AZZ Inc misses Wall Street's fiscal 2Q revenue and profit forecasts, hit by merger of two galvanizing plants
AZZ Inc (NYSE:AZZ) missed Wall Street’s estimate for fiscal second-quarter profit and revenue, hit by higher labor costs and lower margins related to the merging of two galvanizing plants in the Gulf Coast region.
The Fort Worth, Texas, based company reported net income of $0.43 per share on revenue of $222.8 million for the three months ended on August 31. The results fell short of the consensus estimate of $0.47 per share on revenue of $227.99 million.
The electrical-equipment maker and metal-coating provider’s margins also fell in the fiscal second-quarter of 2019 to 19% compared with 23.6% in the fiscal quarter of 2018. The lower margins were driven by a $1.3 million charge taken in the quarter to combine two galvanizing plants into one in the Gulf Coast region.
The company also closed an underperforming galvanizing plant in West Virginia, bringing its total number of galvanizing plants in North America to 40.
READ: Azz Inc soars after fiscal 1Q earnings beat Street on strength in metal coatings and energy businesses
Elsewhere, its bookings jumped 33.6% in the quarter to $253.9 million compared to $190.1 million in the second quarter of last year. Revenue from its metal coatings segment was similarly strong, jumping to $116.3 million, compared to $99 million in the year-ago quarter. Revenues for the Energy segment, meanwhile, came in at $106.5 million, up from $97.3 million for the same quarter last year.

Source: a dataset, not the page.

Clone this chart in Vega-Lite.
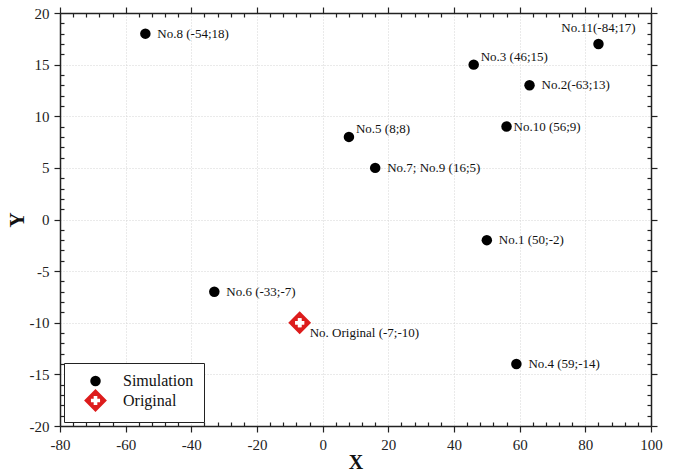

Looking forward, AZZ expects full-year earnings to be $1.90 to $2.25 per share, with revenue in the range of $930 million to $970 million.
“We remain somewhat cautious due the uncertainty related to tariffs and the Chinese trade situation, as well as the tighter market for labor, but are optimistic about the full year,” noted AZZ CEO Tom Ferguson in a statement.
AZZ provides metal coating services, welding, specialty electrical equipment and highly engineered services and operates via two units. Its Energy segment provides specialized products and services designed to support industrial, nuclear and electrical applications. Its Metal Coatings segment, meanwhile, provides hot dip galvanizing and other metal coating applications to the steel fabrication industry.
AZZ shares dipped 1.2% to $48.08 in Tuesday’s afternoon trading session.